## [Prompt]
In the listing below, pick out lines with "script".

Source code of charts:
::::
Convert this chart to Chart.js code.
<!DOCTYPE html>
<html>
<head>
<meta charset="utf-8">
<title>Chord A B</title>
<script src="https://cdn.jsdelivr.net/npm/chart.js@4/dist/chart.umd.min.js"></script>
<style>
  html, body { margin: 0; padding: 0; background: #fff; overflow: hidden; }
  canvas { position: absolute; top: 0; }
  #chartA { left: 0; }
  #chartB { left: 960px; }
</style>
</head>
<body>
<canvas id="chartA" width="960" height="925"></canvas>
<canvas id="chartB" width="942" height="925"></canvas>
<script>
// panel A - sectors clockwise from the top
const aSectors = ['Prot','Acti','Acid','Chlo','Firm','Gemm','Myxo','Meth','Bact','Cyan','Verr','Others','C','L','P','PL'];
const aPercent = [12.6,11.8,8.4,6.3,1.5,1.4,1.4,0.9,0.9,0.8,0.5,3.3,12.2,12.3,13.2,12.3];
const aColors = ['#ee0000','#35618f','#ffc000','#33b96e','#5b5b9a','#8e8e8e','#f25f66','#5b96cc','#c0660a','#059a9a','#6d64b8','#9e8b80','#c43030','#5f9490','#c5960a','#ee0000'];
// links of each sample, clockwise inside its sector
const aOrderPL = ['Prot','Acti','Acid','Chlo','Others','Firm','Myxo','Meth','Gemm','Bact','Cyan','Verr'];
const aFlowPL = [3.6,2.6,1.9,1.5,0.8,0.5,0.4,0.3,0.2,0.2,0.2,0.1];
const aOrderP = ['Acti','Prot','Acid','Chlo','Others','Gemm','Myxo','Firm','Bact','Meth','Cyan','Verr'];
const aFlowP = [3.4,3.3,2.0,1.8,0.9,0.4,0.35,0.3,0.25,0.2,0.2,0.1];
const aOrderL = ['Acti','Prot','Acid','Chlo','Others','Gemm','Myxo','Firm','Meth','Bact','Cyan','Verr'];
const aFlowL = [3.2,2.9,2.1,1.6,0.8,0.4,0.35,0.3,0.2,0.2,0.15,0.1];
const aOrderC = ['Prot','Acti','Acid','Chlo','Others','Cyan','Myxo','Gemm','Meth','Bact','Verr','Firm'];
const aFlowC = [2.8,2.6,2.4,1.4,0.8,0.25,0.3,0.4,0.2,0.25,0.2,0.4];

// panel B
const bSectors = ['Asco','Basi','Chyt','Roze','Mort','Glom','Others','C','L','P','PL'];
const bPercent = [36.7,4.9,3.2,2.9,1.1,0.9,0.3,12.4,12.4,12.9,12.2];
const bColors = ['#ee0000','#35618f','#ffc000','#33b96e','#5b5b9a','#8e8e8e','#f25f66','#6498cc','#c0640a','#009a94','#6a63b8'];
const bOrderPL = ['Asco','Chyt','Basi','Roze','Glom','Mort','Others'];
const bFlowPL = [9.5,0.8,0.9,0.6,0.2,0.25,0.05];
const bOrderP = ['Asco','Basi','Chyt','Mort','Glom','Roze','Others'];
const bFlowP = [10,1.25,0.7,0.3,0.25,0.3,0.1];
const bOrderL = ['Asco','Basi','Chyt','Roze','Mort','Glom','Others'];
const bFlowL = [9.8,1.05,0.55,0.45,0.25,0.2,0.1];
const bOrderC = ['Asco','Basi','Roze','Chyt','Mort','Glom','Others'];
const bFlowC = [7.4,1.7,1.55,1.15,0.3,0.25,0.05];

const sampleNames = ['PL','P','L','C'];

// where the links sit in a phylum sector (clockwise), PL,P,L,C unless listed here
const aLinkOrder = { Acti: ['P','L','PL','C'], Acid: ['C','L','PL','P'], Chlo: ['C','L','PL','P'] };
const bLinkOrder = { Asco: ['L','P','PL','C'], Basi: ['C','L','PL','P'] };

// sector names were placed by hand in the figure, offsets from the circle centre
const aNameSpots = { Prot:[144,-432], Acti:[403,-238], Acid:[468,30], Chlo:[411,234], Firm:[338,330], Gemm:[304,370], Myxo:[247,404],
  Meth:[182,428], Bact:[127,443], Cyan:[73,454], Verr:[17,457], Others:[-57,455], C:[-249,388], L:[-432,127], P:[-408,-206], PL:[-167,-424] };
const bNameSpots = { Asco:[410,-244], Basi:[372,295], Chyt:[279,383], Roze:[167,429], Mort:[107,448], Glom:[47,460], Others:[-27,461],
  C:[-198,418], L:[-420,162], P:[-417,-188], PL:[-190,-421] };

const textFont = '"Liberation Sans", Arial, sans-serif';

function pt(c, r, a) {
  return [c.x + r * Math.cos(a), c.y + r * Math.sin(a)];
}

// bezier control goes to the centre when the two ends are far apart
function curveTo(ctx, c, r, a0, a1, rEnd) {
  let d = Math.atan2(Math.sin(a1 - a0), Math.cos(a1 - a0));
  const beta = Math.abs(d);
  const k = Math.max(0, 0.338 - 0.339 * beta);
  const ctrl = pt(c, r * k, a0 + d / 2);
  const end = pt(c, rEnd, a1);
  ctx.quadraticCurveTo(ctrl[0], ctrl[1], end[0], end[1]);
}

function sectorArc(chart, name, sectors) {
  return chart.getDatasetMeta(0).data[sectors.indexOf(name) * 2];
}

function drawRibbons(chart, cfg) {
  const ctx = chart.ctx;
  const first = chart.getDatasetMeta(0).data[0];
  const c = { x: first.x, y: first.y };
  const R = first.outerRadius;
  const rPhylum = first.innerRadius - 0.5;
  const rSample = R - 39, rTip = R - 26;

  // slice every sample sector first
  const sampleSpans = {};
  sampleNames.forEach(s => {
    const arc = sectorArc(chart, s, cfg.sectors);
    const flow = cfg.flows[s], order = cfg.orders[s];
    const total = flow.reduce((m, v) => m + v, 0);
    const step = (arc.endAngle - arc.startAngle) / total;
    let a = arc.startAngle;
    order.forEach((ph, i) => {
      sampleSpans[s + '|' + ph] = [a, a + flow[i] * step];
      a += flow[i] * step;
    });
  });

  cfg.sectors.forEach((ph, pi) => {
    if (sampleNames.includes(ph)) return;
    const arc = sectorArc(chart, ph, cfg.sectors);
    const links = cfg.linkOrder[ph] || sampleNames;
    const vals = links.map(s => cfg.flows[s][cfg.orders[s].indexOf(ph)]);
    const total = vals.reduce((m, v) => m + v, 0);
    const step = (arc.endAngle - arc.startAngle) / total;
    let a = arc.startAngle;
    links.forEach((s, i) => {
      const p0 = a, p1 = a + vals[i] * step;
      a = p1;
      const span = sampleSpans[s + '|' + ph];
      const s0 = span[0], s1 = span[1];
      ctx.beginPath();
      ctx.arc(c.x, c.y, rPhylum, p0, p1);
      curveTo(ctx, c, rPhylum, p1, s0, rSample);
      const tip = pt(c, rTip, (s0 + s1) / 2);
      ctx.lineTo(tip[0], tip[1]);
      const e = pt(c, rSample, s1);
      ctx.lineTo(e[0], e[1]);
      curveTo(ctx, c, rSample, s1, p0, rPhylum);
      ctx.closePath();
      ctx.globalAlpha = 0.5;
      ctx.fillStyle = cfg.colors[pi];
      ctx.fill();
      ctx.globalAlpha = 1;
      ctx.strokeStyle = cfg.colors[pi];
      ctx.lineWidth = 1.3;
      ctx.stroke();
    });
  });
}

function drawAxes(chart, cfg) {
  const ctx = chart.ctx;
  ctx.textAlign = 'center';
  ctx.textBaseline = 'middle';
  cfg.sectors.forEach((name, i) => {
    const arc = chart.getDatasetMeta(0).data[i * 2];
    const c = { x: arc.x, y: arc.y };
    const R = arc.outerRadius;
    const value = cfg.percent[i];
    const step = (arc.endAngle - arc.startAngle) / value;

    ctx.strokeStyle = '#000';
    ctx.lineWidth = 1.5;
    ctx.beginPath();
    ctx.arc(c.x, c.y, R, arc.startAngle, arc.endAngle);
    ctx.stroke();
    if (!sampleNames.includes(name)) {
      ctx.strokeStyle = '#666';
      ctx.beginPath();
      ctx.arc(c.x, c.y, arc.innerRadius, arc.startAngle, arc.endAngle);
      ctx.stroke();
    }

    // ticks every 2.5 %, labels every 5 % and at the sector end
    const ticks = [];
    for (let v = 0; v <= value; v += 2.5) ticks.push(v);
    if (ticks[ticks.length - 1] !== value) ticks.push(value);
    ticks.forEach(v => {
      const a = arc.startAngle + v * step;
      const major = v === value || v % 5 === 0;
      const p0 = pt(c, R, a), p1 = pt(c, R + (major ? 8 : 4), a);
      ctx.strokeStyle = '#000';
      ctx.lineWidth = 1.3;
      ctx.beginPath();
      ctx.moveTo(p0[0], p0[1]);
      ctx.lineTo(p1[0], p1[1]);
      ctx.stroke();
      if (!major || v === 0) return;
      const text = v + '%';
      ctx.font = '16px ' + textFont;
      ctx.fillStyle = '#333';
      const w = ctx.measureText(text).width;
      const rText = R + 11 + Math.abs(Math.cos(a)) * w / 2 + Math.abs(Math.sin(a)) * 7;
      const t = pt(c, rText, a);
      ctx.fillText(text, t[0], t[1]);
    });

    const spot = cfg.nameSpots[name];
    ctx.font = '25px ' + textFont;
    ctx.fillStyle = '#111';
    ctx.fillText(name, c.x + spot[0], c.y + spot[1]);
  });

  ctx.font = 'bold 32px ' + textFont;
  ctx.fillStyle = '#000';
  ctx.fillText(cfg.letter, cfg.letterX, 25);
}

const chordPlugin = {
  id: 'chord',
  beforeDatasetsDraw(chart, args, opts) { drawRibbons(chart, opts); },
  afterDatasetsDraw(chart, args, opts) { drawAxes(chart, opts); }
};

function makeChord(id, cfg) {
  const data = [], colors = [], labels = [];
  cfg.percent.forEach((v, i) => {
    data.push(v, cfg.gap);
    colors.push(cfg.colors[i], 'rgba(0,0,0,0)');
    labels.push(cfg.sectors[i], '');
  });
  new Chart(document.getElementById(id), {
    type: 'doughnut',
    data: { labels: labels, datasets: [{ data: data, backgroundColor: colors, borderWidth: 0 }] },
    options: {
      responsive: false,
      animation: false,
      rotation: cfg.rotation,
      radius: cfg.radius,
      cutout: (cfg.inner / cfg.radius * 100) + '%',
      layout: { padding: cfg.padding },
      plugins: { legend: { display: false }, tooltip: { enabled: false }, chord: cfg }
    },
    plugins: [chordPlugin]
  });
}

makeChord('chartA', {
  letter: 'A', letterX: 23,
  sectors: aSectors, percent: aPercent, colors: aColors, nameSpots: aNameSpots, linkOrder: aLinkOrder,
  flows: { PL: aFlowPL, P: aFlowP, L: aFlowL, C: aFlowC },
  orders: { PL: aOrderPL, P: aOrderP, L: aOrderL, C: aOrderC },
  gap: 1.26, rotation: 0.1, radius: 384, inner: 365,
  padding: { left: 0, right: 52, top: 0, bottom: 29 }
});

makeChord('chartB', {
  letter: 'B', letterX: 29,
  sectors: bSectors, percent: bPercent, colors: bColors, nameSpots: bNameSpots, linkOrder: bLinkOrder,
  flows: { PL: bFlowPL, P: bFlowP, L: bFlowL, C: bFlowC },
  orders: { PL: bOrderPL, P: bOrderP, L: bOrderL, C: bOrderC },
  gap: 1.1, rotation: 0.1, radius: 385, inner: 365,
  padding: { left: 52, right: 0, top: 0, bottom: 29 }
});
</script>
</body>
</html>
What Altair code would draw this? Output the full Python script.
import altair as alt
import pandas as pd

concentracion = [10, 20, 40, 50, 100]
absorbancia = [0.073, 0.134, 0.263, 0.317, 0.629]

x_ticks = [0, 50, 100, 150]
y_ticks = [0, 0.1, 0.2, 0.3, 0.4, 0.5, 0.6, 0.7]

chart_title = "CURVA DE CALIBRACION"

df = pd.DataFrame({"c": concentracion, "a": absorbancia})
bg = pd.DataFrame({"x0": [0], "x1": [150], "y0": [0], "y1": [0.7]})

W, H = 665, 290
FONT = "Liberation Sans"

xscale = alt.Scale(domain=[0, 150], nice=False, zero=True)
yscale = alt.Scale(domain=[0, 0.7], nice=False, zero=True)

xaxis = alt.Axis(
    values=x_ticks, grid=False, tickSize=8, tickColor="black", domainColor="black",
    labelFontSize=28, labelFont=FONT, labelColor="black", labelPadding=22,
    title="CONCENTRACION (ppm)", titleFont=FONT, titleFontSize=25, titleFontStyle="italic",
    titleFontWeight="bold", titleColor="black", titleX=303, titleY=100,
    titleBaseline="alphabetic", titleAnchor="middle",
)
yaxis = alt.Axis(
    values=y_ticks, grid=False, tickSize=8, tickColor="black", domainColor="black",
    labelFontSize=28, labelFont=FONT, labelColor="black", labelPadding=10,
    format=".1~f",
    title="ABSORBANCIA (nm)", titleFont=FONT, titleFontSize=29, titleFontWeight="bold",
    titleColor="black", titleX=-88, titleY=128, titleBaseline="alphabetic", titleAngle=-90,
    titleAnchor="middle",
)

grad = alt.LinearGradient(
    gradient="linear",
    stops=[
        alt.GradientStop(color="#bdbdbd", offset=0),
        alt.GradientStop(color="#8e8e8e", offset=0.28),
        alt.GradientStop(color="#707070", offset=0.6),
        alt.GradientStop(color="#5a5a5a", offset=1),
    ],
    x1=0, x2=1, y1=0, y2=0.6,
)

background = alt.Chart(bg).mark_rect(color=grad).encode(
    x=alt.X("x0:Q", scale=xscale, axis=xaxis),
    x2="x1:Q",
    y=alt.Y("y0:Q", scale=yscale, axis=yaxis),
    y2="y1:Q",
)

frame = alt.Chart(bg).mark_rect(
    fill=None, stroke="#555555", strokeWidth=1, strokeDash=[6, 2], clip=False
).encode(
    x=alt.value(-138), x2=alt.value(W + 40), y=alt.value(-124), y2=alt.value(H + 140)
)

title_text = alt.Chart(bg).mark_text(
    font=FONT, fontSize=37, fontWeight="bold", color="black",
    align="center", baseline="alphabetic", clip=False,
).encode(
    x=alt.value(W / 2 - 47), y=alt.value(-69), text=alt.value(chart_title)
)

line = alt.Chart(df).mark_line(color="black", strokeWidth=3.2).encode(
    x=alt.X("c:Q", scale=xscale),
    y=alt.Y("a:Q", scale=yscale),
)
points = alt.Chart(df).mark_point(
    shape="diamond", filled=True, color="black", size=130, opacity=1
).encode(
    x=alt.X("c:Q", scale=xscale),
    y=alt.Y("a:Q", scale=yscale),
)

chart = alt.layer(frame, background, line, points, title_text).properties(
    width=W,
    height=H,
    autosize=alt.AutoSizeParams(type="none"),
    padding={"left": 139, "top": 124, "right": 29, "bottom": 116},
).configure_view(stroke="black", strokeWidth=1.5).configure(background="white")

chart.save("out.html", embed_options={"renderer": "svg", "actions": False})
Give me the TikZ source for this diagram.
::::
## [Exercise solution]
<script src="https://cdn.jsdelivr.net/npm/chart.js@4/dist/chart.umd.min.js"></script>
<script>
</script>
What Altair code would draw this? Output the full Python script.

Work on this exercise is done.